▸ **What the exercise asks**
All lines from the beginning of the listing through the line with "48.7, 45.8, 42.5]" are to be copied word for word; the pictures are not.

▸ **Available data**
## START

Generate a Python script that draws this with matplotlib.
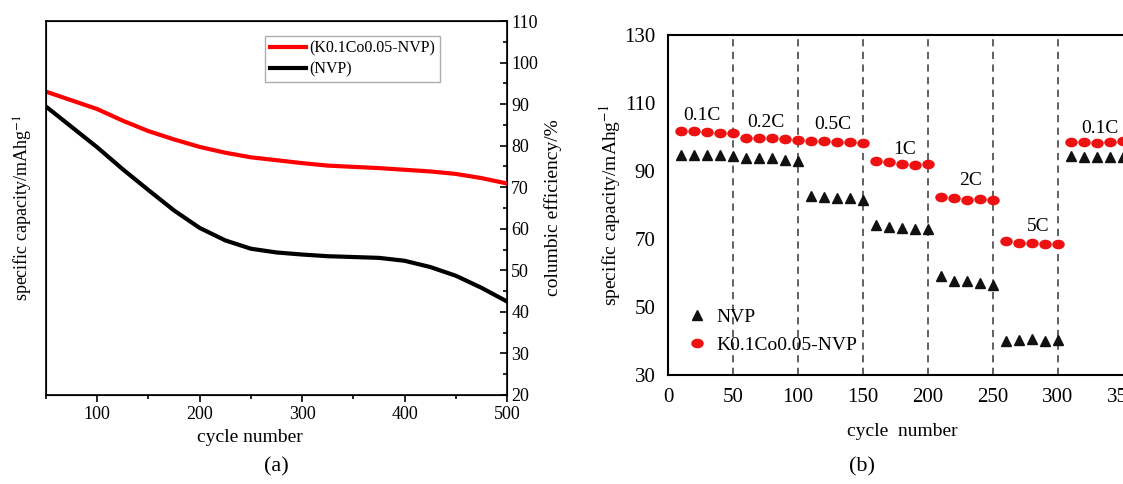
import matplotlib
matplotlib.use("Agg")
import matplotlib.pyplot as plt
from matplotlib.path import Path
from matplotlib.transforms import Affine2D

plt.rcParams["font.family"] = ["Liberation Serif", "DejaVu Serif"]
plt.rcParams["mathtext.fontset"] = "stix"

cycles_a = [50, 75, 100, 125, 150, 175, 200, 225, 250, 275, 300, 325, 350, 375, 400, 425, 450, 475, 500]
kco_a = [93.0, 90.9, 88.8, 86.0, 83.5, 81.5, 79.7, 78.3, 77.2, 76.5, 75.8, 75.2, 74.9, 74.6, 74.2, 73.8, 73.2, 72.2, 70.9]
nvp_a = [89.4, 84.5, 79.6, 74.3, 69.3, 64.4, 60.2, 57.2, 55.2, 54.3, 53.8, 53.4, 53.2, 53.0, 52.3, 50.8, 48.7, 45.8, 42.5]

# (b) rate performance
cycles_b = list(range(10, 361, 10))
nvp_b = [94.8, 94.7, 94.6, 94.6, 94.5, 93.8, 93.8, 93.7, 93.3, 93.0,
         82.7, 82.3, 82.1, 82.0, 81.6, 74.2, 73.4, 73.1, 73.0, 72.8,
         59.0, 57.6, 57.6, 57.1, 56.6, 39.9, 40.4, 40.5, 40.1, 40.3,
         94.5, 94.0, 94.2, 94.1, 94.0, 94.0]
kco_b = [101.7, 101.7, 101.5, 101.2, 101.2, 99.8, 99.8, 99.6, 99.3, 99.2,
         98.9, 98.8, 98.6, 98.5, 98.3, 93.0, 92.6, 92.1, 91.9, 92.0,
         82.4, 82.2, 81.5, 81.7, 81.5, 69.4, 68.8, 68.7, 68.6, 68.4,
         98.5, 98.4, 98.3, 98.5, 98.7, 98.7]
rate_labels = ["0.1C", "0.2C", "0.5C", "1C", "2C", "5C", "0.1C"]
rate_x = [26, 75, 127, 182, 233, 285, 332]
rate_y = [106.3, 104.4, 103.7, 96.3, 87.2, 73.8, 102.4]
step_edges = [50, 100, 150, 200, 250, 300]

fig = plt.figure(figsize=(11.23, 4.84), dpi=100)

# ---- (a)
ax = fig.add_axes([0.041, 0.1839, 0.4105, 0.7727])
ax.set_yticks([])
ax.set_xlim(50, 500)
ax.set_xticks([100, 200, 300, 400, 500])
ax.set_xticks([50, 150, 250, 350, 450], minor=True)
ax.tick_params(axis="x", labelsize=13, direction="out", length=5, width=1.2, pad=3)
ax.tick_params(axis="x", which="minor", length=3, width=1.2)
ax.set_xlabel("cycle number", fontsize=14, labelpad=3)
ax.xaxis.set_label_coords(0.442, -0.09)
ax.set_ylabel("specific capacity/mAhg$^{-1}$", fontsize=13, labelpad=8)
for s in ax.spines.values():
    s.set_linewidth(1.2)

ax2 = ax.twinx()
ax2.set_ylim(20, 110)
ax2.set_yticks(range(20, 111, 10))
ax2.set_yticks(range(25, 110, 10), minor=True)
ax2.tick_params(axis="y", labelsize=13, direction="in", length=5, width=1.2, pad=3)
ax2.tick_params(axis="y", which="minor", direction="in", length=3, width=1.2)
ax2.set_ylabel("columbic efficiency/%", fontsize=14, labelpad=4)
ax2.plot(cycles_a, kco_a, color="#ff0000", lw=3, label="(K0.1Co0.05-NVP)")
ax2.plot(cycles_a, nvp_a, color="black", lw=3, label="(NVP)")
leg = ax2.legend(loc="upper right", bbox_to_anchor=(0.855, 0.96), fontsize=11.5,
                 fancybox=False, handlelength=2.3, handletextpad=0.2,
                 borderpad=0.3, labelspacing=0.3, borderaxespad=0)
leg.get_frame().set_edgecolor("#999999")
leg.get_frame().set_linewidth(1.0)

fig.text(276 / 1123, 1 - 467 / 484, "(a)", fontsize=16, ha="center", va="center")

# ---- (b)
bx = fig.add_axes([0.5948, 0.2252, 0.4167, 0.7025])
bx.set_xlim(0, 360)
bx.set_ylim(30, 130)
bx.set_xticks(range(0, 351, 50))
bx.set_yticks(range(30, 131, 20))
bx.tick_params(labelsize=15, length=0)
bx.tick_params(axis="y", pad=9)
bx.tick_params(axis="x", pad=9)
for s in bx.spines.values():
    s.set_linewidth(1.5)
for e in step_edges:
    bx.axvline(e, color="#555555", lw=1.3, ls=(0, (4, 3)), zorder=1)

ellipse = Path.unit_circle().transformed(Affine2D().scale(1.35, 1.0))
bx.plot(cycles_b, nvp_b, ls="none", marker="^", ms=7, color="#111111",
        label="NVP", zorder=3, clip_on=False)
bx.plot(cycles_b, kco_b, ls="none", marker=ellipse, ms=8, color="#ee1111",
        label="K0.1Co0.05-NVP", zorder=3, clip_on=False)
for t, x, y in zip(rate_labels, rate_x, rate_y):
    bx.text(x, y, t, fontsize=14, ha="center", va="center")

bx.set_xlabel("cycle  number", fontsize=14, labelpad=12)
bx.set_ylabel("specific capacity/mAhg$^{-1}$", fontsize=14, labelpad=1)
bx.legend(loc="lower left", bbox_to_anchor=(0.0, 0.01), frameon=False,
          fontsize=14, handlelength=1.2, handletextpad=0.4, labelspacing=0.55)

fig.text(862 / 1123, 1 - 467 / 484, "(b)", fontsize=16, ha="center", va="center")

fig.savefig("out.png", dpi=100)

## END

▸ **Exercise result**
Generate a Python script that draws this with matplotlib.
import matplotlib
matplotlib.use("Agg")
import matplotlib.pyplot as plt
from matplotlib.path import Path
from matplotlib.transforms import Affine2D

plt.rcParams["font.family"] = ["Liberation Serif", "DejaVu Serif"]
plt.rcParams["mathtext.fontset"] = "stix"

cycles_a = [50, 75, 100, 125, 150, 175, 200, 225, 250, 275, 300, 325, 350, 375, 400, 425, 450, 475, 500]
kco_a = [93.0, 90.9, 88.8, 86.0, 83.5, 81.5, 79.7, 78.3, 77.2, 76.5, 75.8, 75.2, 74.9, 74.6, 74.2, 73.8, 73.2, 72.2, 70.9]
nvp_a = [89.4, 84.5, 79.6, 74.3, 69.3, 64.4, 60.2, 57.2, 55.2, 54.3, 53.8, 53.4, 53.2, 53.0, 52.3, 50.8, 48.7, 45.8, 42.5]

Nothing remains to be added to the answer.